Database Communication Standards
| || |
There are many different database systems out there, such as Microsoft Access, Oracle, and Informix. If each one required a unique protocol to access the database information, developers would have a difficult time creating data-driven applications that weren't specifically tied to a particular database system. Fortunately, most commercial database systems adhere to the Open DataBase Connectivity standard, or ODBC. This standard was developed by Microsoft to provide a common interface for databases so that developers don't have to write different code to access different databases. Databases that adhere to this standard are ODBC-compliant.
Unfortunately, ODBC has its limitations. Developers have criticized it for being difficult to work with because it requires low-level application code that varies depending on the database being used.
In response to this, Microsoft next developed OLE DB, a Windows COM-based data access object that provides access to all types of different data. OLE DB is now the standard for database connectivity. It includes ODBC as well, so virtually every commercial database is supported.
When Should I Use a Database?
Databases are an efficient way to store large amounts of persistent data. Managing such information comes at a performance cost, though. Although databases are extremely efficient at storing large amounts of complex, interrelated data, you may want to simply use a cookie or session variable if you only want to store temporary or miniscule amounts of information such as a site visitor's name or e-mail.

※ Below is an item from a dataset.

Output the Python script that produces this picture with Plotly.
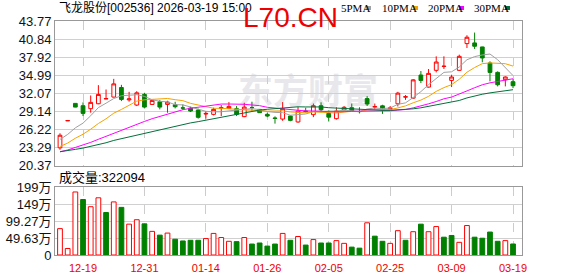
import plotly.graph_objects as go
import pandas as pd

# ---------------- data ----------------
dates = ["12-16", "12-17", "12-18", "12-19", "12-22", "12-23", "12-24", "12-25", "12-26", "12-29",
         "12-30", "12-31", "01-05", "01-06", "01-07", "01-08", "01-09", "01-12", "01-13", "01-14",
         "01-15", "01-16", "01-19", "01-20", "01-21", "01-22", "01-23", "01-26", "01-27", "01-28",
         "01-29", "01-30", "02-02", "02-03", "02-04", "02-05", "02-06", "02-09", "02-10", "02-11",
         "02-12", "02-13", "02-24", "02-25", "02-26", "02-27", "03-02", "03-03", "03-04", "03-05",
         "03-06", "03-09", "03-10", "03-11", "03-12", "03-13", "03-16", "03-17", "03-18", "03-19"]

opens = [23.23, 27.62, 30.43, 30.05, 29.57, 30.37, 31.15, 31.45, 33.00, 31.00,
         30.16, 31.88, 30.26, 30.69, 30.26, 30.21, 29.70, 29.67, 29.35, 28.70,
         28.65, 29.60, 29.62, 29.57, 28.28, 29.76, 29.46, 28.65, 28.06, 27.89,
         28.38, 27.42, 29.20, 28.60, 30.05, 28.80, 27.95, 29.36, 29.73, 29.12,
         31.20, 29.85, 30.03, 29.50, 30.36, 31.45, 31.28, 35.02, 33.07, 35.78,
         36.40, 34.15, 35.78, 40.11, 40.22, 39.57, 36.97, 35.45, 34.26, 33.94]
highs = [25.59, 27.66, 30.45, 30.59, 31.71, 33.38, 32.68, 34.40, 33.43, 32.30,
         32.41, 32.14, 30.95, 30.96, 30.86, 30.69, 30.26, 29.89, 29.57, 29.19,
         29.73, 30.16, 30.64, 30.00, 30.53, 30.70, 29.50, 28.92, 28.33, 30.64,
         28.49, 29.84, 29.73, 30.40, 30.60, 29.30, 29.80, 30.00, 30.40, 29.80,
         31.60, 30.40, 30.20, 30.00, 32.30, 31.77, 34.35, 35.67, 35.99, 38.05,
         38.05, 35.07, 38.32, 41.46, 41.90, 39.60, 37.24, 35.61, 34.80, 34.37]
lows = [22.91, 27.60, 29.80, 28.38, 28.92, 30.30, 31.15, 31.40, 30.80, 30.70,
        29.99, 29.62, 30.20, 29.46, 28.92, 29.62, 29.35, 29.03, 27.96, 27.96,
        28.49, 28.38, 29.50, 28.38, 28.20, 29.19, 28.90, 28.20, 27.15, 27.60,
        27.53, 27.30, 28.95, 28.20, 29.00, 27.50, 27.80, 29.30, 29.20, 28.80,
        30.00, 29.35, 28.73, 29.40, 29.93, 31.00, 31.20, 33.72, 33.00, 35.45,
        36.00, 33.07, 35.70, 39.40, 39.24, 37.08, 33.99, 33.18, 33.18, 32.90]
closes = [25.27, 27.64, 29.83, 28.81, 30.59, 31.88, 31.20, 33.59, 31.07, 31.15,
          32.14, 29.83, 30.91, 29.83, 30.64, 29.89, 29.67, 29.19, 28.17, 28.80,
          29.46, 29.73, 29.94, 28.65, 29.83, 29.74, 28.92, 28.38, 28.00, 29.57,
          27.68, 29.19, 29.10, 30.05, 29.40, 28.20, 29.20, 29.79, 29.25, 29.10,
          30.33, 29.90, 29.38, 29.70, 32.09, 31.50, 34.24, 34.15, 35.29, 37.13,
          36.45, 34.70, 38.05, 41.14, 39.68, 37.78, 35.45, 33.45, 34.70, 33.29]
# volume in 万 (10k shares)
volumes = [77, 19, 184, 162, 141, 167, 124, 155, 139, 90,
           103, 91, 69, 58, 64, 46, 41, 43, 43, 48,
           63, 51, 40, 39, 51, 32, 35, 26, 32, 63,
           43, 54, 29, 45, 35, 35, 42, 34, 23, 20,
           94, 55, 40, 34, 71, 43, 68, 90, 68, 83,
           52, 57, 37, 86, 52, 49, 67, 40, 42, 32.2094]
# closes of the sessions before the window (estimated from where the MA lines start)
earlier_closes = [23.1, 22.9, 22.5, 22.8, 22.4, 22.6, 22.3, 22.5, 22.7, 22.2,
                  21.9, 21.6, 21.4, 21.7, 21.9, 21.5, 21.8, 22.0, 21.7, 22.0,
                  22.1, 22.0, 22.3, 22.5, 22.6, 23.6, 24.5, 25.0, 24.6]

price_ticks = [20.37, 23.29, 26.22, 29.14, 32.07, 34.99, 37.92, 40.84, 43.77]
price_tick_text = ["20.37", "23.29", "26.22", "29.14", "32.07", "34.99", "37.92", "40.84", "43.77"]
vol_ticks = [0, 49.635, 99.27, 148.905, 198.54]
vol_tick_text = ["0", "49.63万", "99.27万", "149万", "199万"]
x_tick_dates = ["12-19", "12-31", "01-14", "01-26", "02-05", "02-25", "03-09", "03-19"]

ma_periods = [5, 10, 20, 30]
ma_names = ["5PMA", "10PMA", "20PMA", "30PMA"]
ma_colors = ["#a0a0a0", "#f5a200", "#ff00ff", "#00703a"]

title_text = "飞龙股份[002536] 2026-03-19 15:00"
vol_label = "成交量:322094"

RED = "#ff0000"
GREEN = "#008000"

# ---------------- figure ----------------
W, H = 578, 276
ML, MR, MT, MB = 55, 56, 21, 21
PH = H - MT - MB  # 234


def py(p):  # page y -> paper y
    return (H - MB - p) / PH


def px(p):  # page x -> paper x
    return (p - ML) / (W - ML - MR)


fig = go.Figure()

fig.add_trace(go.Candlestick(
    x=dates, open=opens, high=highs, low=lows, close=closes,
    increasing=dict(line=dict(color=RED, width=1), fillcolor="white"),
    decreasing=dict(line=dict(color=GREEN, width=1), fillcolor=GREEN),
    whiskerwidth=0, showlegend=False, xaxis="x", yaxis="y", name="K",
))

all_closes = pd.Series(earlier_closes + closes)
n_before = len(earlier_closes)
for per, name, col in zip(ma_periods, ma_names, ma_colors):
    ma = all_closes.rolling(per).mean().iloc[n_before:].tolist()
    fig.add_trace(go.Scatter(x=dates, y=ma, mode="lines", name=name,
                             line=dict(color=col, width=1), showlegend=False,
                             xaxis="x", yaxis="y", hoverinfo="skip"))

prev = [earlier_closes[-1]] + closes[:-1]
vol_up = [c >= p for c, p in zip(closes, prev)]
fig.add_trace(go.Bar(
    x=dates, y=volumes, width=0.62,
    marker=dict(color=["white" if u else GREEN for u in vol_up],
                line=dict(color=[RED if u else GREEN for u in vol_up], width=1)),
    showlegend=False, xaxis="x2", yaxis="y2", name="成交量",
))

axis_common = dict(showline=True, linecolor="#999999", linewidth=1, mirror=True,
                   zeroline=False, ticks="", automargin=False)
fig.update_layout(
    width=W, height=H, margin=dict(l=ML, r=MR, t=MT, b=MB),
    paper_bgcolor="white", plot_bgcolor="white",
    font=dict(family="Liberation Sans, Arial, Noto Sans CJK SC", size=13, color="#000"),
    showlegend=False, bargap=0.3,
    xaxis=dict(type="category", domain=[0, 1], anchor="y", range=[-0.65, 60.17],
               tickvals=x_tick_dates, showticklabels=False, showgrid=True,
               gridcolor="#cccccc", griddash="dash", gridwidth=1,
               rangeslider=dict(visible=False), **axis_common),
    yaxis=dict(domain=[py(165.5), 1], anchor="x", range=[price_ticks[0], price_ticks[-1]],
               tickvals=price_ticks, ticktext=price_tick_text, showgrid=True,
               gridcolor="#d0d0d0", gridwidth=1, tickfont=dict(size=13, color="#111"),
               **axis_common),
    xaxis2=dict(type="category", domain=[0, 1], anchor="y2", range=[-0.65, 60.17],
                tickvals=x_tick_dates, ticktext=x_tick_dates, showgrid=True,
                gridcolor="#cccccc", griddash="dash", gridwidth=1, ticklabelstandoff=3,
                tickfont=dict(size=11, color="#ee0000", family="Liberation Sans, Arial"),
                **axis_common),
    yaxis2=dict(domain=[0, py(187)], anchor="x2", range=[0, vol_ticks[-1]],
                tickvals=vol_ticks, ticktext=vol_tick_text, showgrid=True,
                gridcolor="#d0d0d0", gridwidth=1, tickfont=dict(size=13, color="#111"),
                **axis_common),
)

shapes = []
# faint watermark, drawn beneath the candles
shapes.append(dict(type="rect", xref="paper", yref="paper", x0=px(236), x1=px(380),
                   y0=py(110), y1=py(78), layer="below", line=dict(width=0),
                   fillcolor="rgba(0,0,0,0)",
                   label=dict(text="东方财富", textposition="middle center",
                              font=dict(size=35, color="#e8e8ec", family="Noto Sans CJK SC",
                                        weight="bold"))))

annos = []
# title
annos.append(dict(text=title_text, x=px(57), y=py(8), xref="paper", yref="paper",
                  xanchor="left", yanchor="middle", showarrow=False,
                  font=dict(size=12, color="#000", family="Liberation Sans, Noto Sans CJK SC")))
# red site mark
annos.append(dict(text="L70.CN", x=px(290), y=py(17), xref="paper", yref="paper",
                  xanchor="center", yanchor="middle", showarrow=False,
                  font=dict(size=28, color="#ee0000", family="Liberation Sans, Arial")))
# MA legend
leg_x = [339, 380, 426, 472]
mark_x = [366, 413, 459, 505]
for nm, col, lx, mx in zip(ma_names, ma_colors, leg_x, mark_x):
    annos.append(dict(text=nm, x=px(lx), y=py(8), xref="paper", yref="paper",
                      xanchor="left", yanchor="middle", showarrow=False,
                      font=dict(size=11, color="#000", family="Liberation Serif, Times New Roman")))
    shapes.append(dict(type="rect", xref="paper", yref="paper", x0=px(mx), x1=px(mx + 5),
                       y0=py(10), y1=py(6), fillcolor=col, line=dict(width=0)))
# volume label
annos.append(dict(text=vol_label, x=px(57), y=py(177), xref="paper", yref="paper",
                  xanchor="left", yanchor="middle", showarrow=False,
                  font=dict(size=13, color="#000", family="Liberation Sans, Noto Sans CJK SC")))
fig.update_layout(annotations=annos, shapes=shapes)

fig.write_html("out.html")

Databases are the optimal choice when you need to store information that forms complex relationships between different types of data. Another advantage of databases is that they provide a central storage location for large amounts of data. Most large software applications that require data storage use a database of some sort.
Working with databases through an ASP.NET Web page is an easy and natural process. In a little while, you'll see how easy it is to access any database from your ASP.NET pages.